# Full Commercial Insurance for adding cash Rides



## dauction (Sep 26, 2017)

I keep getting riders in my home town asking for Cash rides to Minneapolis (65 miles) ... I go to Minneapolis 2-3 times a week for Uber but only averaging 1 ride every 3rd trip .. So I'd like to at least test Cash Rides to MSP and suburbs .

Need to Move from Gap insurance to full coverage .. 

recommendation for Minnesota ..best Covers best rates ..


----------



## Stevie The magic Unicorn (Apr 3, 2018)

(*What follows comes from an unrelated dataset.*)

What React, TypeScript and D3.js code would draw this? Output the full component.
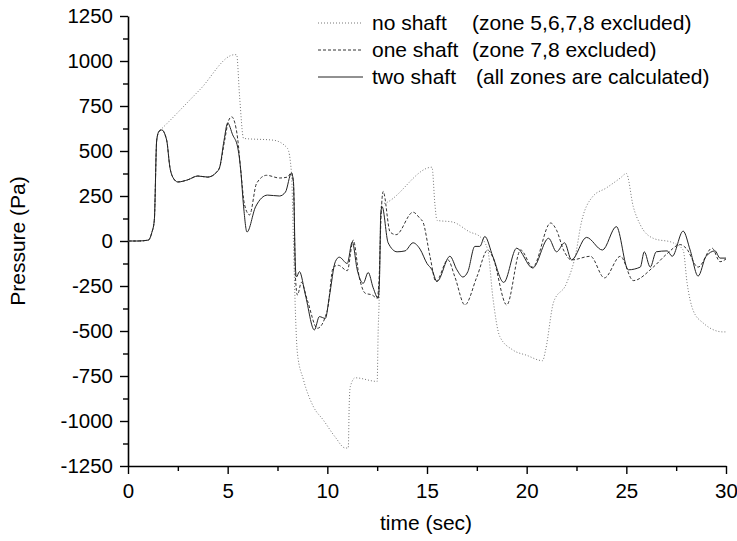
import React, { useEffect, useRef } from "react";
import * as d3 from "d3";

// time (sec), pressure (Pa)
const noShaft: [number, number][] = [
  [0, 0], [0.5, 0], [1.02, 5], [1.19, 45], [1.32, 115], [1.44, 560], [1.56, 610], [1.7, 625],
  [3.6, 840], [5.35, 1035], [5.45, 1035], [5.6, 800], [5.8, 570], [7.3, 560], [8.0, 515],
  [8.2, 380], [8.3, 0], [8.4, -400], [8.5, -625], [8.8, -770], [9.3, -920], [9.8, -995],
  [10.4, -1090], [10.9, -1150], [11.05, -1150], [11.1, -900], [11.15, -810], [11.4, -760],
  [12.5, -780], [12.55, -500], [12.6, -330], [12.65, 0], [12.7, 200], [13.0, 215], [15.25, 410],
  [15.4, 200], [15.5, 115], [16.3, 105], [17.15, 50], [17.65, 25], [18.05, -50], [18.3, -310],
  [18.65, -530], [19.3, -605], [20.0, -635], [20.8, -665], [20.95, -605], [21.35, -340],
  [22.0, -235], [22.5, -50], [22.7, 80], [23.3, 245], [24.0, 295], [24.7, 350], [25.0, 375],
  [25.35, 190], [25.7, 90], [26.35, 15], [27.35, -10], [27.85, -50], [28.05, -235],
  [28.35, -385], [28.85, -455], [29.85, -505], [30, -505],
];

const oneShaft: [number, number][] = [
  [0, 0], [0.5, 0], [1.02, 5], [1.19, 45], [1.32, 115], [1.44, 560], [1.56, 610], [1.69, 617],
  [1.94, 560], [2.1, 411], [2.27, 350], [2.5, 328], [3.0, 340], [3.5, 361], [4.0, 355],
  [4.45, 383], [4.6, 410], [4.85, 560], [5.05, 670], [5.2, 690], [5.35, 660], [5.5, 570],
  [5.65, 400], [5.85, 200], [6.1, 145], [6.45, 320], [6.95, 365], [7.6, 350], [8.0, 355],
  [8.2, 380], [8.3, 320], [8.4, -200], [8.5, -300], [8.7, -230], [9.0, -330], [9.5, -485],
  [10.0, -385], [10.3, -145], [10.55, -135], [11.0, -165], [11.3, 5], [11.6, -200],
  [11.9, -290], [12.25, -300], [12.5, -318], [12.6, -200], [12.7, 150], [12.8, 275],
  [13.15, 50], [13.45, 35], [14.3, 160], [14.65, 125], [14.8, 105], [15.15, -85], [15.45, -225],
  [16.05, -105], [16.4, -200], [16.9, -355], [17.5, -200], [18.05, -50], [18.3, -90],
  [19.0, -355], [19.7, -50], [20.3, -145], [21.2, 100], [21.5, 60], [21.85, -50], [22.25, -105],
  [23.2, -85], [23.9, -205], [24.7, -85], [25.35, -220], [26.35, -145], [27.05, -70],
  [27.7, -20], [28.0, -40], [28.6, -145], [29.3, -40], [29.7, -115], [30, -100],
];

const twoShaft: [number, number][] = [
  [0, 0], [0.5, 0], [1.02, 5], [1.19, 45], [1.32, 115], [1.44, 560], [1.56, 610], [1.69, 617],
  [1.94, 560], [2.1, 411], [2.27, 350], [2.5, 328], [3.0, 340], [3.5, 361], [4.0, 355],
  [4.45, 383], [4.6, 410], [4.82, 560], [5.0, 655], [5.25, 590], [5.5, 522], [5.65, 400],
  [5.8, 190], [5.97, 50], [6.4, 190], [7.0, 255], [7.6, 250], [7.9, 272], [8.2, 377],
  [8.3, 330], [8.4, -150], [8.45, -200], [8.6, -170], [8.9, -300], [9.35, -494], [9.6, -420],
  [9.9, -430], [10.1, -310], [10.4, -115], [10.6, -90], [11.0, -125], [11.25, -5], [11.5, -160],
  [11.8, -235], [12.05, -175], [12.3, -260], [12.55, -318], [12.62, -200], [12.68, 150],
  [12.75, 190], [13.05, -10], [13.5, -60], [13.9, -55], [14.3, -10], [14.65, -45], [15.0, -125],
  [15.25, -160], [15.5, -225], [16.15, -85], [16.5, -160], [16.8, -200], [17.05, -170],
  [17.4, -30], [17.65, -30], [17.9, 25], [18.3, -85], [18.85, -230], [19.5, -40], [20.3, -150],
  [21.1, 15], [21.5, -60], [21.9, -10], [22.25, -105], [23.0, 20], [23.8, -50], [24.5, 80],
  [25.1, -160], [25.7, -145], [25.9, -60], [26.2, -145], [26.5, -60], [27.05, -55], [27.3, -85],
  [27.85, 55], [28.2, -50], [28.6, -195], [29.0, -85], [29.45, -55], [29.7, -95], [30, -95],
];

const xTicks = [0, 5, 10, 15, 20, 25, 30];
const yTicks = [-1250, -1000, -750, -500, -250, 0, 250, 500, 750, 1000, 1250];

const legendNames = ["no shaft", "one shaft", "two shaft"];
const legendNotes = ["(zone 5,6,7,8 excluded)", "(zone 7,8 excluded)", "(all zones are calculated)"];

const width = 737;
const height = 541;
const font = "'Liberation Sans', Arial, sans-serif";

const App = () => {
  const ref = useRef<SVGSVGElement>(null);

  useEffect(() => {
    const svg = d3.select(ref.current);
    svg.selectAll("*").remove();

    const x = d3.scaleLinear().domain([0, 30]).range([128, 726]);
    const y = d3.scaleLinear().domain([-1250, 1250]).range([466, 16]);

    const mid = (a: number[]) => a.slice(1).map((v, i) => (v + a[i]) / 2);

    // minor ticks
    svg
      .append("g")
      .attr("transform", `translate(${x(0)},0)`)
      .call(d3.axisLeft(y).tickValues(mid(yTicks)).tickSize(5).tickFormat(() => ""))
      .call((g) => g.select(".domain").remove());
    svg
      .append("g")
      .attr("transform", `translate(0,${y(-1250)})`)
      .call(d3.axisBottom(x).tickValues(mid(xTicks)).tickSize(5).tickFormat(() => ""))
      .call((g) => g.select(".domain").remove());

    const yAxis = svg
      .append("g")
      .attr("transform", `translate(${x(0)},0)`)
      .call(d3.axisLeft(y).tickValues(yTicks).tickSize(8).tickSizeOuter(0).tickPadding(7).tickFormat((d) => String(d)));
    const xAxis = svg
      .append("g")
      .attr("transform", `translate(0,${y(-1250)})`)
      .call(d3.axisBottom(x).tickValues(xTicks).tickSize(8).tickSizeOuter(0).tickPadding(9).tickFormat((d) => String(d)));

    [yAxis, xAxis].forEach((g) => {
      g.select(".domain").attr("stroke-width", 1.6);
      g.selectAll("line").attr("stroke-width", 1.4);
      g.selectAll("text").attr("font-size", 20.5).attr("font-family", font).attr("fill", "#000");
    });
    svg.selectAll("g line").attr("stroke", "#000").attr("stroke-width", 1.4);

    const line = d3
      .line<[number, number]>()
      .x((d) => x(d[0]))
      .y((d) => y(d[1]))
      .curve(d3.curveMonotoneX);

    const styles = [
      { data: noShaft, stroke: "#777", dash: "1,2" },
      { data: oneShaft, stroke: "#333", dash: "3,2" },
      { data: twoShaft, stroke: "#222", dash: null },
    ];

    styles.forEach((s) => {
      svg
        .append("path")
        .datum(s.data)
        .attr("fill", "none")
        .attr("stroke", s.stroke)
        .attr("stroke-width", 1)
        .attr("stroke-dasharray", s.dash)
        .attr("d", line);
    });

    // legend
    const legend = svg.append("g").attr("font-family", font).attr("font-size", 21);
    styles.forEach((s, i) => {
      const ly = 23 + i * 27;
      legend
        .append("line")
        .attr("x1", 318)
        .attr("x2", 363)
        .attr("y1", ly)
        .attr("y2", ly)
        .attr("stroke", s.stroke)
        .attr("stroke-width", 1)
        .attr("stroke-dasharray", s.dash);
      legend.append("text").attr("x", 372).attr("y", ly).attr("dy", "0.35em").text(legendNames[i]);
      legend
        .append("text")
        .attr("x", i === 2 ? 476 : 472)
        .attr("y", ly)
        .attr("dy", "0.35em")
        .text(legendNotes[i]);
    });

    svg
      .append("text")
      .attr("x", 426)
      .attr("y", 530)
      .attr("text-anchor", "middle")
      .attr("font-family", font)
      .attr("font-size", 21)
      .text("time (sec)");

    svg
      .append("text")
      .attr("transform", `translate(25,241) rotate(-90)`)
      .attr("text-anchor", "middle")
      .attr("font-family", font)
      .attr("font-size", 21)
      .text("Pressure (Pa)");
  }, []);

  return (
    <svg
      ref={ref}
      width={width}
      height={height}
      style={{ position: "absolute", left: 0, top: 0, background: "#fff" }}
    />
  );
};

export default App;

Make sure you don't need a black car service permit as well,


----------



## dauction (Sep 26, 2017)

Stevie The magic Unicorn said:


> Make sure you don't need a black car service permit as well,


I'm still not sure what I need for Mn ... for just basic transport service

I did find the limo stuff. ..(actually fairly reasonable )

*Licensing Details*
*Processing Time*
3 - 5 days.
*Duration*
Permanent, subject to maintenance of insurance filing and annual vehicle registration.
*Fees*
Filing fee - $150

Annual per-vehicle decal fee - $80

https://mn.gov/elicense/a-z/?id=108.../filterType//filterValue//page/1/sort//order/
*Matching licenses*
Return to filter list at Commercial Vehicles

*Commercial Driver's License (CDL)*
Minnesota Department of Public Safety (DPS)
*Commercial Driver's License (CDL) Hazardous Materials Endorsement*
Minnesota Department of Public Safety (DPS)
*Commercial Driver's License (CDL) School Bus Endorsement*
Minnesota Department of Public Safety (DPS)
*Exporting Minnow Dealer License*
Minnesota Department of Natural Resources (DNR)
*Limousine Service Permit*
Minnesota Department of Transportation (MnDOT)
*Minnow Dealer Vehicle -Exporting License*
Minnesota Department of Natural Resources (DNR)
*Minnow Dealer Vehicle License*
Minnesota Department of Natural Resources (DNR)
*Minnow Retailer Vehicle*
Minnesota Department of Natural Resources (DNR)
*Motor Carrier Direct Pay (MCDP)*
Minnesota Department of Revenue
*Moving Buildings Over Highways Permit When Over Legal Size(s) or Over Legal Weight*
Minnesota Department of Transportation (Mn/DOT)
*Oversized, Overweight Vehicles: Single Trip Permit, Job Permit, and Annual Permit*
Minnesota Department of Transportation (MnDOT)
*Passenger Carrier Registration (Intrastate)*
"Motor Carrier of Passengers" use vehicles designed to transport eight or more passengers, including the driver. The Minnesota Department of Transportation (MnDOT), Office of Freight and Commercial Vehicle Operations (OFCVO), administers the intrastate for-hire Motor Carrier of Passengers registration program in Minnesota.
*Pilot / Escort Driver Certification*
Minnesota Department of Public Safety (DPS)
*Special Transportation Services (STS) Certificate*
According to Minnesota Department of Transportation (MnDOT) regulations, Special Transportation Service (STS) is a transportation service provided to the elderly or disabled by an entity who receives financial assistance or grants from either the State of Minnesota or the federal government, or both.
*Unified Carrier Registration (UCR) Agreement*
A Unified Carrier Registration Agreement (UCR) must be on file for all individuals or companies (private and for-hire) who use commercial motor vehicles to provide commerce across state lines and/or internationally. Minnesota Department of Transportation (MnDOT)


----------



## FLKeys (Dec 27, 2018)

Check state and county laws well. In some states you need a permit for every county that you pick people up in. Possibly in some cities as well. Check airport requirements they may vary as well.


----------